Ich will eigentlich Filme machen und mich nicht ständig mit den Problemen von Windows und anderer Software herumschlagen müssen. Es geht hier für einen Hobbyfilmer um erhebliche Investitionskosten. Wichtig ist auch, dass man zu älteren Systemen kompatibel bleibt. Häufig eine echte Herausforderung.
Wann und wo kann man Ihre Filme sehen?
Nach Fertigstellung der Filme laufen sie auf Landes- und Bundeswettbewerben. Ich bin Mitglied im Bund Deutscher Film Autoren (BDFA). Dort werden die Filme in einem Umlaufprogramm den Videoclubs in Deutschland zur Verfügung gestellt. Desweiteren halte ich Vorträge bei Vereinen oder interessierten Gruppen (wie z. B. beim Heimatverein Hänigsen). Dann läuft nicht nur der Film. Ich gebe Tipps und berichte von der Entstehung des Films. Eine Produktion lief sogar in Hamburg in einem Programmkino.
Sie sind Mitglied im Hänigser Filmclub. Wie kam es dazu und was zeichnet den Filmclub aus?
1972 war ich mit anderen Hänigsern Gründungsmitglied des Foto und Filmclub Hänigsen. Zeitweilig hatten wir fast 40 Mitglieder. Heute ist ein kleiner harter Kern von Gleichgesinnten übrig geblieben, von denen zwei Mitglieder Filme produzieren, die auf Wettbewerben laufen. Hier findet Austausch und Geselligkeit statt.
Mal abgesehen vom Filmen: Was macht Hänigsen lebenswert?

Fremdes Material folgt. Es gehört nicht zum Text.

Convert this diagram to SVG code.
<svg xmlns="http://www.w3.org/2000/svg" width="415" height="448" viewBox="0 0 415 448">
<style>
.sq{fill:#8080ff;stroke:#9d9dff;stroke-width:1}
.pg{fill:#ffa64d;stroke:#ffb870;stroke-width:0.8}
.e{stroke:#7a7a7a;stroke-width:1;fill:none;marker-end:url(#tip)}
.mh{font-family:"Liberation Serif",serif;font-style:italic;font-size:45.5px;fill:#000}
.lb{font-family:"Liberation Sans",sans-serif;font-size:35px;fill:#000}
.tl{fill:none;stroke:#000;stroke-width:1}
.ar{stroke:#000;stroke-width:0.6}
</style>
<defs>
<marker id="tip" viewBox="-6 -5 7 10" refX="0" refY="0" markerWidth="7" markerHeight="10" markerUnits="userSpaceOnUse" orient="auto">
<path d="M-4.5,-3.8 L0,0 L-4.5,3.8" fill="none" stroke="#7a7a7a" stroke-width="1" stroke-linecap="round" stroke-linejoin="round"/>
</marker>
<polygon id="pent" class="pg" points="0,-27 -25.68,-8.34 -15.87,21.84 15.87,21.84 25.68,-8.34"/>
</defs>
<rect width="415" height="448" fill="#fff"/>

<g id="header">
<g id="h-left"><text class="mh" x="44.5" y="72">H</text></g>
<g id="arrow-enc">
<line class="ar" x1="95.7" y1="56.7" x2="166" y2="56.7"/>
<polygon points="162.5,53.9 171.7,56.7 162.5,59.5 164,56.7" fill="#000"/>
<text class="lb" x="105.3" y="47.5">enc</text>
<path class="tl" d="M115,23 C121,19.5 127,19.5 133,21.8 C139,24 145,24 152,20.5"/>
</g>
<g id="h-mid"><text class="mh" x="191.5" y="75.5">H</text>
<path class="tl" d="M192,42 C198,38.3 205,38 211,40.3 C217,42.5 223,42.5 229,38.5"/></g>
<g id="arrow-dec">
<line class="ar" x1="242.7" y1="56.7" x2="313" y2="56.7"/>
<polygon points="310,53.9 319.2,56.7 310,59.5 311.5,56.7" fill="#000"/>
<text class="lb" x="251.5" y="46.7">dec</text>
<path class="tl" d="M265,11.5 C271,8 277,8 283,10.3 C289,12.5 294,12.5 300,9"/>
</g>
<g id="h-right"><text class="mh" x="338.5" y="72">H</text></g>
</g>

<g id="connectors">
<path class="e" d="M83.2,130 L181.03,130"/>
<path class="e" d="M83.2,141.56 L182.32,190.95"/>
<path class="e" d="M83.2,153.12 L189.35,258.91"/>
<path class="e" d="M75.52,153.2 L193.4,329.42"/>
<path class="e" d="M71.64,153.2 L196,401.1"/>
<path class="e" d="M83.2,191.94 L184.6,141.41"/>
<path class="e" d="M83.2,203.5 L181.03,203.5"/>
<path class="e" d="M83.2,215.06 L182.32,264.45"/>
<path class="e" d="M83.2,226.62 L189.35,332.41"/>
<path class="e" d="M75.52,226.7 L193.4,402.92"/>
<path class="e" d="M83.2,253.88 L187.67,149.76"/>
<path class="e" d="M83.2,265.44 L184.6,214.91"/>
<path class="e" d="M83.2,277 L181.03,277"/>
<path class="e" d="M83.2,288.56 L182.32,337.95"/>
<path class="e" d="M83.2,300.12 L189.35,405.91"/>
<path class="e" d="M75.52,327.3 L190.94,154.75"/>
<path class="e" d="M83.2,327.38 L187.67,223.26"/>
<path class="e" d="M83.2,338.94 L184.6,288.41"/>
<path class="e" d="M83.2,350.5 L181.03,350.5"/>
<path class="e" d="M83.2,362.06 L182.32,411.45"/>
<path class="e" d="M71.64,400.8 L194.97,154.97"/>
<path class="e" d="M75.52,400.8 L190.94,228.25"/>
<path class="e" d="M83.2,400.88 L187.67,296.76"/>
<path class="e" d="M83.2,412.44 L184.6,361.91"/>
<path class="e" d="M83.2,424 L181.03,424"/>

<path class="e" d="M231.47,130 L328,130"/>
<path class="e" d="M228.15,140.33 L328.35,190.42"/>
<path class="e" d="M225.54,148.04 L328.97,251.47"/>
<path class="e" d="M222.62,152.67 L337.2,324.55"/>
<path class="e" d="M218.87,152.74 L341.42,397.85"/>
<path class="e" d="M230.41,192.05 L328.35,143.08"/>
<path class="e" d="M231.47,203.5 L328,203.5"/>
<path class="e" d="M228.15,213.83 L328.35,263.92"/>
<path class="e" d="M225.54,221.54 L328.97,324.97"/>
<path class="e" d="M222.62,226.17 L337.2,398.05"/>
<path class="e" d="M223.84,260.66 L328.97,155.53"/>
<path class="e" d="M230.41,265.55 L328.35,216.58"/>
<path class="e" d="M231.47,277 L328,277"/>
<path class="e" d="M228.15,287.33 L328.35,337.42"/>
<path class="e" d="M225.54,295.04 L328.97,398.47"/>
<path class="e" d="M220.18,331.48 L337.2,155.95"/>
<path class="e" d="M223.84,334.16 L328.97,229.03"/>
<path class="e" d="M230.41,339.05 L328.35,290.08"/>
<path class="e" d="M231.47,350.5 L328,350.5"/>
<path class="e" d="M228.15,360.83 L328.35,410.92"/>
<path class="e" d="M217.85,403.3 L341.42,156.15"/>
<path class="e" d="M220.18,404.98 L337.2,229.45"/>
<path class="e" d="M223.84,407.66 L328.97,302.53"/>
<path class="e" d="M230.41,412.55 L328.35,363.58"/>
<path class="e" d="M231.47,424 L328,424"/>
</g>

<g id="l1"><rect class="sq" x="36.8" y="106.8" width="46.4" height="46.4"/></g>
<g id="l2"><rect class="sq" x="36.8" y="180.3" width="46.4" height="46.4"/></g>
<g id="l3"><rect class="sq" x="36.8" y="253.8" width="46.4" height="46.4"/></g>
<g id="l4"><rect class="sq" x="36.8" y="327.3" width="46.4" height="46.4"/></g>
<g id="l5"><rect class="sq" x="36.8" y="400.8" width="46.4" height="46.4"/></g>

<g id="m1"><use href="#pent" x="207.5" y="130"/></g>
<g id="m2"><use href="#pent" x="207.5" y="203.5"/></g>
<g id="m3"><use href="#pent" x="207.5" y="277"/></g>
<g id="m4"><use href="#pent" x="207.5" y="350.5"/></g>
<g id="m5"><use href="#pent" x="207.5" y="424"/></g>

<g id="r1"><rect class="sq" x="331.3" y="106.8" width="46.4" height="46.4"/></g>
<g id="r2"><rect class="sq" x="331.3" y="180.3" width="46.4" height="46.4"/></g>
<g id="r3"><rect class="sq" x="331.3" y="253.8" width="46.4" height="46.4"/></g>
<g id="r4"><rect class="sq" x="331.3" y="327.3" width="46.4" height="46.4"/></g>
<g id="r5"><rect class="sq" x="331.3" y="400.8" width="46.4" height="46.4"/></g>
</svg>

Und was könnte besser werden?
Ich bin vor fünf Jahren nach Hänigsen gezogen und schätze die gute Infrastruktur mit einer für Naturfilmer herrlichen Landschaft. Schilfbruch mit Roterlenbestand, die Herrschaft mit naturbelassener Fuhse und Erse und die Langhorst sind ein wahres Eldorado. Es gibt ein großes Engagement der Bürger für ihren Ort.